Bipolar (BP) disorder, also known as "mood swings," is a mood disorder that is characterized by recurrent periods of depression and interspersed by brief periods of elevated mood consisting of increased energy and drive, rapid or sharper thoughts, increased involvement in professional or social activities, a sense of well being and a "can do" feeling, and a decreased need for sleep. Sometimes individuals may experience extreme talkativeness, irritability, over-enthusiasm, over-spending, or boundless energy during these "high" periods. The more mild form of this disorder is called BP type II disorder, while the more severe form is called BP type I (or manic depressive) disorder. BP type II disorder is often difficult to diagnose and is often thought to be recurrent depression. It is much more common than BP type I disorder.
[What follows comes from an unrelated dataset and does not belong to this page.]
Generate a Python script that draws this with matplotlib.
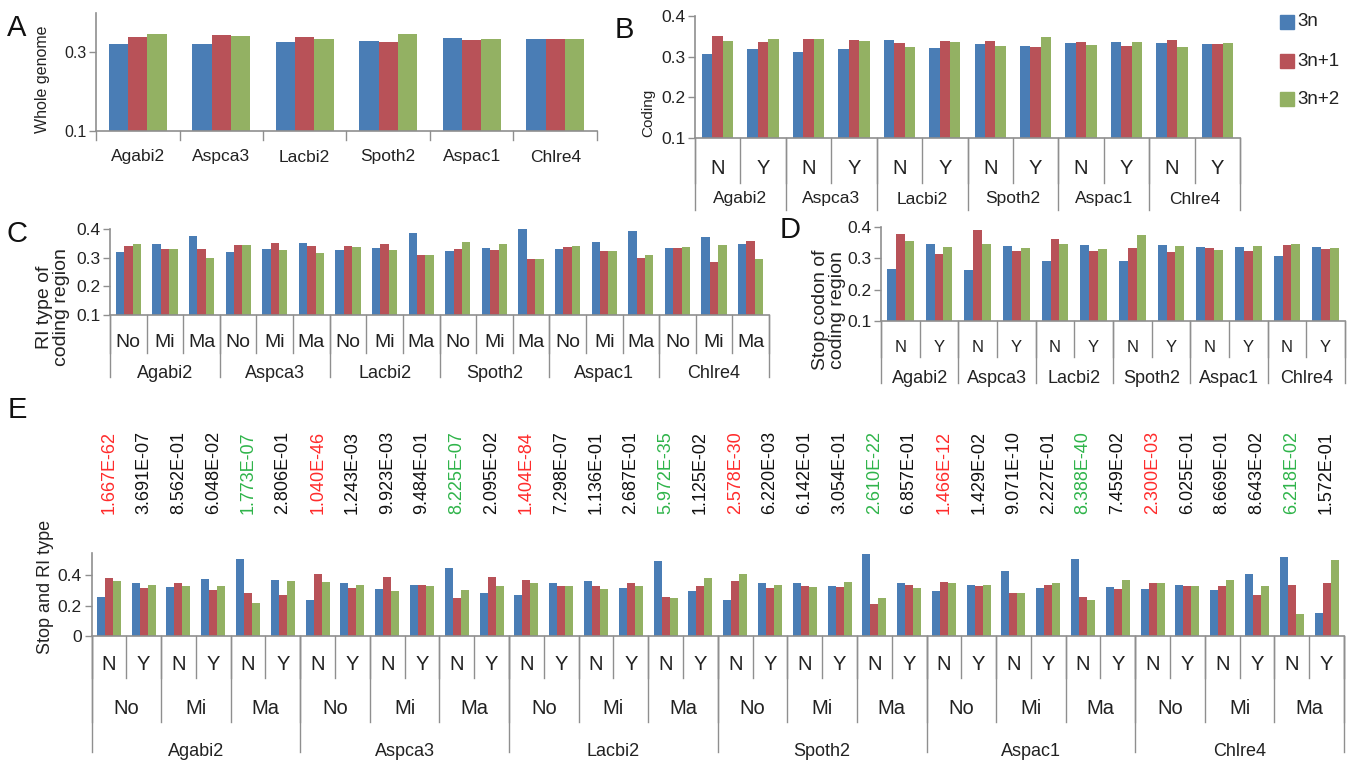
import numpy as np
import matplotlib
matplotlib.use('Agg')
import matplotlib.pyplot as plt
from matplotlib import font_manager
from matplotlib.transforms import blended_transform_factory
from matplotlib.patches import Rectangle

# categories
species = ['Agabi2', 'Aspca3', 'Lacbi2', 'Spoth2', 'Aspac1', 'Chlre4']
stop_levels = ['N', 'Y']
ri_levels = ['No', 'Mi', 'Ma']
series_names = ['3n', '3n+1', '3n+2']

# A: whole genome, one bar group per species
whole_3n = [0.320, 0.321, 0.327, 0.330, 0.336, 0.333]
whole_3n1 = [0.340, 0.344, 0.340, 0.327, 0.332, 0.334]
whole_3n2 = [0.346, 0.341, 0.335, 0.347, 0.335, 0.335]

# B: coding region, species x stop (N, Y)
coding_3n = [0.306, 0.318, 0.311, 0.319, 0.340, 0.322, 0.331, 0.327, 0.333, 0.335, 0.334, 0.331]
coding_3n1 = [0.352, 0.335, 0.343, 0.340, 0.334, 0.338, 0.339, 0.323, 0.335, 0.326, 0.341, 0.332]
coding_3n2 = [0.339, 0.343, 0.343, 0.338, 0.323, 0.336, 0.327, 0.348, 0.329, 0.335, 0.323, 0.334]

# C: RI type, species x (No, Mi, Ma)
ri_3n = [0.319, 0.347, 0.377, 0.319, 0.329, 0.351, 0.326, 0.335, 0.386,
         0.323, 0.333, 0.401, 0.330, 0.356, 0.392, 0.333, 0.373, 0.349]
ri_3n1 = [0.340, 0.331, 0.331, 0.343, 0.350, 0.340, 0.342, 0.346, 0.309,
          0.331, 0.328, 0.295, 0.337, 0.322, 0.298, 0.335, 0.286, 0.359]
ri_3n2 = [0.347, 0.331, 0.298, 0.345, 0.326, 0.316, 0.338, 0.326, 0.309,
          0.353, 0.346, 0.296, 0.339, 0.325, 0.311, 0.337, 0.345, 0.296]

# D: stop codon, species x stop (N, Y)
stop_3n = [0.266, 0.346, 0.264, 0.340, 0.290, 0.342, 0.292, 0.341, 0.336, 0.337, 0.309, 0.337]
stop_3n1 = [0.378, 0.315, 0.389, 0.322, 0.363, 0.324, 0.332, 0.319, 0.333, 0.323, 0.344, 0.329]
stop_3n2 = [0.355, 0.337, 0.346, 0.334, 0.345, 0.331, 0.373, 0.339, 0.328, 0.339, 0.346, 0.332]

# E: species x RI type x stop
both_3n = [0.260, 0.347, 0.324, 0.378, 0.507, 0.371, 0.240, 0.347, 0.311, 0.338, 0.449, 0.284,
           0.273, 0.347, 0.360, 0.318, 0.493, 0.296, 0.238, 0.347, 0.353, 0.327, 0.544, 0.347,
           0.296, 0.340, 0.431, 0.318, 0.507, 0.322, 0.309, 0.340, 0.307, 0.407, 0.524, 0.149]
both_3n1 = [0.382, 0.318, 0.347, 0.304, 0.282, 0.271, 0.407, 0.320, 0.389, 0.338, 0.251, 0.391,
            0.373, 0.327, 0.333, 0.351, 0.260, 0.331, 0.360, 0.320, 0.327, 0.322, 0.211, 0.340,
            0.358, 0.327, 0.287, 0.338, 0.260, 0.313, 0.347, 0.331, 0.327, 0.273, 0.336, 0.353]
both_3n2 = [0.360, 0.340, 0.333, 0.327, 0.218, 0.364, 0.358, 0.340, 0.300, 0.331, 0.302, 0.329,
            0.353, 0.333, 0.313, 0.333, 0.251, 0.380, 0.409, 0.340, 0.324, 0.358, 0.251, 0.316,
            0.353, 0.340, 0.287, 0.351, 0.238, 0.369, 0.349, 0.333, 0.369, 0.327, 0.147, 0.502]
pvalues = ['1.667E-62', '3.691E-07', '8.562E-01', '6.048E-02', '1.773E-07', '2.806E-01',
           '1.040E-46', '1.243E-03', '9.923E-03', '9.484E-01', '8.225E-07', '2.095E-02',
           '1.404E-84', '7.298E-07', '1.136E-01', '2.687E-01', '5.972E-35', '1.125E-02',
           '2.578E-30', '6.220E-03', '6.142E-01', '3.054E-01', '2.610E-22', '6.857E-01',
           '1.466E-12', '1.429E-02', '9.071E-10', '2.227E-01', '8.388E-40', '7.459E-02',
           '2.300E-03', '6.025E-01', '8.669E-01', '8.643E-02', '6.218E-02', '1.572E-01']

COLORS = ['#4a7db5', '#b85258', '#93b163']
GREY = '#8f8f8f'
TXT = '#222222'
BW = 0.23

names = {f.name for f in font_manager.fontManager.ttflist}
SANS = 'Liberation Sans'
NARROW = 'Liberation Sans Narrow' if 'Liberation Sans Narrow' in names else SANS

W, H = 1352, 764
fig = plt.figure(figsize=(W / 100, H / 100), dpi=100)


def fx(px):
    return px / W


def fy(py):
    return 1 - py / H


def make_axes(left, right, top, bottom):
    return fig.add_axes([fx(left), fy(bottom), fx(right - left), (bottom - top) / H])


def draw_bars(ax, s1, s2, s3):
    x = np.arange(len(s1))
    for k, vals in enumerate((s1, s2, s3)):
        ax.bar(x + (k - 1) * BW, vals, BW, color=COLORS[k], edgecolor='none')
    ax.set_xlim(-0.5, len(s1) - 0.5)


def style(ax, ylim, ticks, ticklabels, size, font):
    ax.set_ylim(*ylim)
    ax.set_yticks(ticks)
    ax.set_yticklabels(ticklabels, fontsize=size, family=font, color=TXT)
    ax.set_xticks([])
    for s in ['top', 'right']:
        ax.spines[s].set_visible(False)
    for s in ['left', 'bottom']:
        ax.spines[s].set_color(GREY)
        ax.spines[s].set_linewidth(1.2)
    ax.tick_params(axis='y', direction='out', length=5, width=1, color=GREY, pad=2)
    ax.patch.set_alpha(0)


def level(ax, n_per, y0, y1, labels, y_lab, size, font):
    # separators every n_per slots below the axis, labels centred on each block
    n_total = len(ax.patches) // 3
    trans = blended_transform_factory(ax.transData, fig.transFigure)
    for i in range(0, n_total + 1, n_per):
        ax.plot([i - 0.5, i - 0.5], [fy(y0), fy(y1)], transform=trans,
                color=GREY, lw=1, clip_on=False)
    for j in range(n_total // n_per):
        ax.text(j * n_per + (n_per - 1) / 2, fy(y_lab), labels[j % len(labels)],
                transform=trans, ha='center', va='center', fontsize=size,
                family=font, color=TXT)


def letter(px, py, s):
    fig.text(fx(px), fy(py), s, fontsize=21, family=SANS, ha='center', va='center', color='#111111')


def ylab(px, py, s, size):
    fig.text(fx(px), fy(py), s, fontsize=size, family=SANS, rotation=90,
             ha='center', va='center', color=TXT, linespacing=1.0)


# A
axA = make_axes(96, 597, 13, 131)
draw_bars(axA, whole_3n, whole_3n1, whole_3n2)
style(axA, (0.1, 0.4), [0.1, 0.3], ['0.1', '0.3'], 11.5, SANS)
level(axA, 1, 131, 140, species, 157, 12.5, SANS)
letter(17, 28, 'A')
ylab(43, 79, 'Whole genome', 11.5)

# B
axB = make_axes(695, 1240, 16, 138)
draw_bars(axB, coding_3n, coding_3n1, coding_3n2)
style(axB, (0.1, 0.4), [0.1, 0.2, 0.3, 0.4], ['0.1', '0.2', '0.3', '0.4'], 12.5, NARROW)
level(axB, 1, 138, 183, stop_levels, 168, 14.5, NARROW)
level(axB, 2, 138, 210, species, 199, 12.5, SANS)
letter(624, 30, 'B')
ylab(648, 113, 'Coding', 11)

# legend
for k, name in enumerate(series_names):
    yc = [22, 61, 99][k]
    fig.add_artist(Rectangle((fx(1280), fy(yc + 7)), fx(14), 14 / H,
                             transform=fig.transFigure, color=COLORS[k]))
    fig.text(fx(1297), fy(yc), name, fontsize=13.5, family=NARROW, va='center', color=TXT)

# C
axC = make_axes(110, 769, 229, 315)
draw_bars(axC, ri_3n, ri_3n1, ri_3n2)
style(axC, (0.1, 0.4), [0.1, 0.2, 0.3, 0.4], ['0.1', '0.2', '0.3', '0.4'], 12.5, NARROW)
level(axC, 1, 315, 353, ri_levels, 342, 14, NARROW)
level(axC, 3, 315, 377, species, 373, 13, SANS)
letter(17, 234, 'C')
ylab(53, 307, 'RI type of\ncoding region', 14)

# D
axD = make_axes(881, 1345, 227, 321)
draw_bars(axD, stop_3n, stop_3n1, stop_3n2)
style(axD, (0.1, 0.4), [0.1, 0.2, 0.3, 0.4], ['0.1', '0.2', '0.3', '0.4'], 12.5, SANS)
level(axD, 1, 321, 357, stop_levels, 347, 12, SANS)
level(axD, 2, 321, 383, species, 378, 13, SANS)
letter(790, 230, 'D')
ylab(829, 310, 'Stop codon of\ncoding region', 14)

# E
axE = make_axes(91.5, 1344, 553, 636)
draw_bars(axE, both_3n, both_3n1, both_3n2)
style(axE, (0, 0.548), [0, 0.2, 0.4], ['0', '0.2', '0.4'], 12.5, NARROW)
level(axE, 1, 636, 678, stop_levels, 665, 14.5, NARROW)
level(axE, 2, 636, 722, ri_levels, 708, 14.5, NARROW)
level(axE, 6, 636, 752, species, 752, 13, SANS)
letter(17, 410, 'E')
ylab(45, 587, 'Stop and RI type', 13)

# p-values above each N/Y block, coloured for No-N (red) and Ma-N (green)
transE = blended_transform_factory(axE.transData, fig.transFigure)
for i, p in enumerate(pvalues):
    ri = ri_levels[(i // 2) % 3]
    st = stop_levels[i % 2]
    c = '#ff2b2b' if (ri == 'No' and st == 'N') else '#2fb44a' if (ri == 'Ma' and st == 'N') else '#111111'
    axE.text(i, fy(514), p, transform=transE, rotation=90, ha='center', va='bottom',
             fontsize=13, family=SANS, color=c)

fig.savefig('out.png', dpi=100)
In addition to the symptoms noted above, individuals with BP type I disorder may also have feelings of extreme energy, creativity, and euphoria - that they can achieve almost anything. Individuals experiencing a BP I "high" episode may talk a mile a minute, need very little sleep, and over-engage in pleasurable activities. They often over-spend or put themselves into debt, feel easily angered, have rapid changes in mood, or feel like they are invincible or destined for greatness. Many individuals with BP I disorder say that they enjoy these "high" feelings, and will turn to stimulants or street drugs to try to maintain or recreate these episodes - without much success. Individuals with BP I disorder often exhibit reckless behavior including excessive gambling, excessive spending, or engaging in risky pleasurable or sexual activity. These individuals often become easily angered or irritable with anyone who criticizes their behavior.
On the other hand, individuals with BP type II disorder never have extreme "high" periods, but instead suffer mainly from depression. BP type II disorder affects nearly 2.5% of the US adult population. Individuals with BP type II disorder generally report depressive symptoms beginning in adolescence or teenage years. These episodes often interfere with schoolwork, professional activities, and social and personal relationships. Most individuals with BP type II disorder spend the majority of time in the depressed phase which is associated with high rates of substance abuse, alcoholism, job loss, marital discord, and divorce.
The treatment of BP type I disorder with mood stabilizer medication is now established. However, the treatment of BP type II disorder remains a challenge for clinicians. In this regard, while mood stabilizer therapy is also currently recommended for individuals with BP type II depression, there is reason to believe that antidepressant medications (which are often avoided in BP type I disorder) could be effective for BP type II disorder. Studies of BP type I and BP type II disorder presently being conducted on the DRU at Penn are advancing the field in its understanding of the best treatment approaches for these disorders.